I have often been present in the society of sportsmen when the name and character of the late Mr. Meynell became the topic of conversation, and some confusion relating to himself and his descendants has been apparent, for which reason I herewith state what I know of this distinguished family.

The name of the great Mr. Meynell was Hugo. His son Hugo succeeded his father in the principal management of the hounds for two or three years, residing at Quorn Hall. His health failing, he was succeeded by the late Lord Sefton, the first of the consecutive twelve masters of the Quorn hounds, after the Meynells, to the present hour. During the period above alluded to (the residence of Hugo Meynell the younger at the hall), Mr.

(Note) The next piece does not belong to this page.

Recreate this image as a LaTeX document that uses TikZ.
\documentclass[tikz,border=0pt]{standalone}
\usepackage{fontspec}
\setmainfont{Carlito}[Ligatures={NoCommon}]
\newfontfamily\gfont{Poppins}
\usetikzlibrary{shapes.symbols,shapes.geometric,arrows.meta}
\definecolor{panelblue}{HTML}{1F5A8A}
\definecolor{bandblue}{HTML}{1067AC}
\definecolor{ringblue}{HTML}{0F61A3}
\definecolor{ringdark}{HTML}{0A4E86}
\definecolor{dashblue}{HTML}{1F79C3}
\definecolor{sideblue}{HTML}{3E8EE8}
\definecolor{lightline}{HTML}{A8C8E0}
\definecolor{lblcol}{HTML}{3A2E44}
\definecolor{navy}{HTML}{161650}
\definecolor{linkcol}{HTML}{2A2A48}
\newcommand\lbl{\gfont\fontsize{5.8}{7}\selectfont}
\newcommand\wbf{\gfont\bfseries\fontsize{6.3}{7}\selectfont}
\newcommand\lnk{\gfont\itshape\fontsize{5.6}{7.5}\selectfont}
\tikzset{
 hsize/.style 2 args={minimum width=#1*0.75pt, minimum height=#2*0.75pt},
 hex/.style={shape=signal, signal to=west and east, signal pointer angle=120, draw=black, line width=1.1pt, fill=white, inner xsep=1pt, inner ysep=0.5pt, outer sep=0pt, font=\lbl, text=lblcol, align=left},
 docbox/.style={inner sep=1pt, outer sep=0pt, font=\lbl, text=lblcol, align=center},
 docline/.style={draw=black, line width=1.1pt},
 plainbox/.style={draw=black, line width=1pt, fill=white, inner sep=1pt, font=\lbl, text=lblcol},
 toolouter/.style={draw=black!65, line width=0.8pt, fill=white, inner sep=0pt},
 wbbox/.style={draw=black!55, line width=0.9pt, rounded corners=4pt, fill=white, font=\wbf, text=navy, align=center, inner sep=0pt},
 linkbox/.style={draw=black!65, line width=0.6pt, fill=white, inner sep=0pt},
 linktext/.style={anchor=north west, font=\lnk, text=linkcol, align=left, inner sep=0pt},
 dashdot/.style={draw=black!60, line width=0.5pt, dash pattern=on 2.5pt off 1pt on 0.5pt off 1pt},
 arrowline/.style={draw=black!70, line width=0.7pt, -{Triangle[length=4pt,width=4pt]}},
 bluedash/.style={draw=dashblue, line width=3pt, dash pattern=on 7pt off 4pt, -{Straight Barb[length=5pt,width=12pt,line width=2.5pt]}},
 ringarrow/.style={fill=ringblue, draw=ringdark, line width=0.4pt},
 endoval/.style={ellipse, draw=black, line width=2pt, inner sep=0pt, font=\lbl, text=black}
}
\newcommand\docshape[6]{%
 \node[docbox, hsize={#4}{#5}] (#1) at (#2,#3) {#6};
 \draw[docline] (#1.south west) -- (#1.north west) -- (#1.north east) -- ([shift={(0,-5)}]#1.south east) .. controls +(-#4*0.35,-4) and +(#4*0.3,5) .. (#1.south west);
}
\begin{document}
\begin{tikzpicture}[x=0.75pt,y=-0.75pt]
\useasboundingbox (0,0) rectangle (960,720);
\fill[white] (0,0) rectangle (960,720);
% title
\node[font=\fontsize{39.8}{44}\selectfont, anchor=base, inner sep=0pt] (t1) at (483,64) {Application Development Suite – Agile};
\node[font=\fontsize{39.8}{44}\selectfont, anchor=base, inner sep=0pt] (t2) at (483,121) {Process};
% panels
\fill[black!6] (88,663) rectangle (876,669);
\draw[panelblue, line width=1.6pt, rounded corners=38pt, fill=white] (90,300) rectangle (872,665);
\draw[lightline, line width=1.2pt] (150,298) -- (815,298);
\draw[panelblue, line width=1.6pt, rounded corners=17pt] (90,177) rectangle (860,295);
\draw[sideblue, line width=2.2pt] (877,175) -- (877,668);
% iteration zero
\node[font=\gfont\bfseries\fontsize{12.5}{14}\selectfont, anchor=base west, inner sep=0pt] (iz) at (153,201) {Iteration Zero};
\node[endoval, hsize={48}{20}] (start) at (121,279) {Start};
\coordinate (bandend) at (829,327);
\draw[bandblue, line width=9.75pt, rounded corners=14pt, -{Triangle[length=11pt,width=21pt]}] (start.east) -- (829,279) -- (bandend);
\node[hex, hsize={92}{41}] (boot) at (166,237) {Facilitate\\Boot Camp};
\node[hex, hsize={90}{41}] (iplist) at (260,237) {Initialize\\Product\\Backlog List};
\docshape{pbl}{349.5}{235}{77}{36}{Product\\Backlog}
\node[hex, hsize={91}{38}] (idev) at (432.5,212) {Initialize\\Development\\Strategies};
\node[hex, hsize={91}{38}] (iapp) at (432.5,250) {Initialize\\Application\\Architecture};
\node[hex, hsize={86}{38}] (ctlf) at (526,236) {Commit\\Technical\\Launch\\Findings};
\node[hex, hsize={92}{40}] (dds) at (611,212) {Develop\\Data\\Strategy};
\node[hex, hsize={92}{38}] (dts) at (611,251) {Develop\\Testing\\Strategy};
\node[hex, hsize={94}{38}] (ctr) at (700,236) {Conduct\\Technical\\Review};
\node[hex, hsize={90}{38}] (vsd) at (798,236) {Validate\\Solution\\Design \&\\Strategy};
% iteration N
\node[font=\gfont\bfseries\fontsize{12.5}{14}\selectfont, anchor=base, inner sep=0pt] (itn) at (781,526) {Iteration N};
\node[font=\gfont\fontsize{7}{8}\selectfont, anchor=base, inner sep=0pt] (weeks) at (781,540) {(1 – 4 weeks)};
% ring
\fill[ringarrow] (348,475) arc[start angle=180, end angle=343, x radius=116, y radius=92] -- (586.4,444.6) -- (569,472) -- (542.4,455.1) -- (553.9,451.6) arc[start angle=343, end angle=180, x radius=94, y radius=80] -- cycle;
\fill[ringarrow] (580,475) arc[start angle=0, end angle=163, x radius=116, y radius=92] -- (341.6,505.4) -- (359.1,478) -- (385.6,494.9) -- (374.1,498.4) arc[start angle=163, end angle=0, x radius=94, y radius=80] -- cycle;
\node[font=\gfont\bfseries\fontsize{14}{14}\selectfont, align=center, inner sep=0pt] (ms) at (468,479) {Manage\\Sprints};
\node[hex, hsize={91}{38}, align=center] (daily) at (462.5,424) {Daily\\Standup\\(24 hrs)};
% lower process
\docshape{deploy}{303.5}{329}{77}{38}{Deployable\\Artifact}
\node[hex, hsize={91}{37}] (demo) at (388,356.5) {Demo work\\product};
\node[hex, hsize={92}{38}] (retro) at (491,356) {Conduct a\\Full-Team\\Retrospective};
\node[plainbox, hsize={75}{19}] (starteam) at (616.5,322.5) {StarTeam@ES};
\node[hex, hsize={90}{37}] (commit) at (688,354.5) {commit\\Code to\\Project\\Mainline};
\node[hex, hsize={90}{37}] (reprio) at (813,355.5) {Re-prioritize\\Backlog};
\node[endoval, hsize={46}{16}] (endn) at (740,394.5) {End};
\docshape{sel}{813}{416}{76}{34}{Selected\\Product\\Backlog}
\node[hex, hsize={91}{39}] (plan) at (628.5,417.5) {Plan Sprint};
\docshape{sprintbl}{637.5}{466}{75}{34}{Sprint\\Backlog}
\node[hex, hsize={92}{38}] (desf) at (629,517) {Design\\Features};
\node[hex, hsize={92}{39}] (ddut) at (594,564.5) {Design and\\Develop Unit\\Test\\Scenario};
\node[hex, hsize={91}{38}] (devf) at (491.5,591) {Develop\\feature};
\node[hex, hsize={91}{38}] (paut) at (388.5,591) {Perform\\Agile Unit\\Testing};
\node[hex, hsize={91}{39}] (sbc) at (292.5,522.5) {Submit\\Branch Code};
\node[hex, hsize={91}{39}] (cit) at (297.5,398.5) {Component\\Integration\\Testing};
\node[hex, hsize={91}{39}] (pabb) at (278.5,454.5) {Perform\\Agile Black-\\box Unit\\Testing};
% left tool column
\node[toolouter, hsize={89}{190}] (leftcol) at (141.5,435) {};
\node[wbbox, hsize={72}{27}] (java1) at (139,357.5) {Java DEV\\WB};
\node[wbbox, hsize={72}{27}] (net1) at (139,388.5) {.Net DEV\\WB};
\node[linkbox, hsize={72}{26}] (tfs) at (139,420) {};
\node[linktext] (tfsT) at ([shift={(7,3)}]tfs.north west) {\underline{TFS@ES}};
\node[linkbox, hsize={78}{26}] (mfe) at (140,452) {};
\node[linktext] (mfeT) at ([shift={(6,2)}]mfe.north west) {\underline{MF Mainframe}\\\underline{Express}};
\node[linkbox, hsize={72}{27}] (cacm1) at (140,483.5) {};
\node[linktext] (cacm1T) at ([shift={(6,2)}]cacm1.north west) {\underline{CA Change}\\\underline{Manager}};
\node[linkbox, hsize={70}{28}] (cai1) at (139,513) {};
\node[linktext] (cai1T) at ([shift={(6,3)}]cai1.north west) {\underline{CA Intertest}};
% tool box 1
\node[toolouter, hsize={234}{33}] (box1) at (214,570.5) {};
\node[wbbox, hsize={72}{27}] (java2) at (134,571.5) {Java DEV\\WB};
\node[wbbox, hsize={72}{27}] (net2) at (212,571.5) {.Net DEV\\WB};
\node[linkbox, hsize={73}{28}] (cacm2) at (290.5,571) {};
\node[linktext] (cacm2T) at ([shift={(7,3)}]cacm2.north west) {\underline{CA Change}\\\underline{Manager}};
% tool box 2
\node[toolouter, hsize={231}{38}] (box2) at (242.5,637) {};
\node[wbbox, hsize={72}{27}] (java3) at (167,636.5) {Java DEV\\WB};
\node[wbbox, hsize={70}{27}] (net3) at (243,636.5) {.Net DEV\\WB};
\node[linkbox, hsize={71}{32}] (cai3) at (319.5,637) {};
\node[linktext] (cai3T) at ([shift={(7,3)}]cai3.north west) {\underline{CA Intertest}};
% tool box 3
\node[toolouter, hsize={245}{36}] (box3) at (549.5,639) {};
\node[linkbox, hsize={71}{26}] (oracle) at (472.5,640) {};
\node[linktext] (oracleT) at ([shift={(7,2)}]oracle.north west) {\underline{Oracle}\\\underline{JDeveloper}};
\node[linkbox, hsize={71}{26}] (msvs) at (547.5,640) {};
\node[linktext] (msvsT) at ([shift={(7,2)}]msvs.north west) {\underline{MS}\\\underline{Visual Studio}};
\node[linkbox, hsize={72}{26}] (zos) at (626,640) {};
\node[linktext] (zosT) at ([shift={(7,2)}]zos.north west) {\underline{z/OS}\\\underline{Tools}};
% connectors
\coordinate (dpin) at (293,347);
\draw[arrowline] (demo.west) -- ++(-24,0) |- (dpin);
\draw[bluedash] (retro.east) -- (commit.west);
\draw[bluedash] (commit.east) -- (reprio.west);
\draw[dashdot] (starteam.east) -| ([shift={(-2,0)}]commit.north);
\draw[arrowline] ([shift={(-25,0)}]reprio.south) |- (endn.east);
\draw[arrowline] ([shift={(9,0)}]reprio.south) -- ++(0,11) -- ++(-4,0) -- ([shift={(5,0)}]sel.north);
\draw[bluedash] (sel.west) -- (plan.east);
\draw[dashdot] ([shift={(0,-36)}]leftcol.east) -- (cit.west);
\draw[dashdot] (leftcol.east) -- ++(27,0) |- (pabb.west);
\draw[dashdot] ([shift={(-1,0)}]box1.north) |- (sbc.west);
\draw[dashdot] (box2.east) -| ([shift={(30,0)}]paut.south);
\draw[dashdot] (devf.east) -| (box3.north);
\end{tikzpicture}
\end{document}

Meynell, senior, built a small house near the hall, in which was a passage from his dinner-room to his stables, without going out of doors; and Mr. Charles Meynell's horses also stood in these stables. Mr. Charles Meynell, whose life was prematurely cut off, was one of the best sportsmen of his day, as also a first-rate horseman, and he was the first man to ride a steeple chase of any note. It was from Barkby Holt to Billesden Coplow-the cream of the country; his competitors being the late Lord Forester, and Sir Harry Featherstone, both of which he beat, on his famous grey horse. The Mr. Meynell who now hunts Derbyshire, is the son of Hugo Meynell the younger, consequently grandson to the immortal Meynell; inheriting, as I am told, a large share of the science and discernment so eminently displayed by his grandfather. I have yet to see his hounds, and I am told I should lose no time in seeing them; and for two reasons-first, because they are well worth seeing, having a peculiar characteristic of their own; secondly, in these ticklish days of the fox-hunting world, it is hard to say how long any one pack may continue to exist.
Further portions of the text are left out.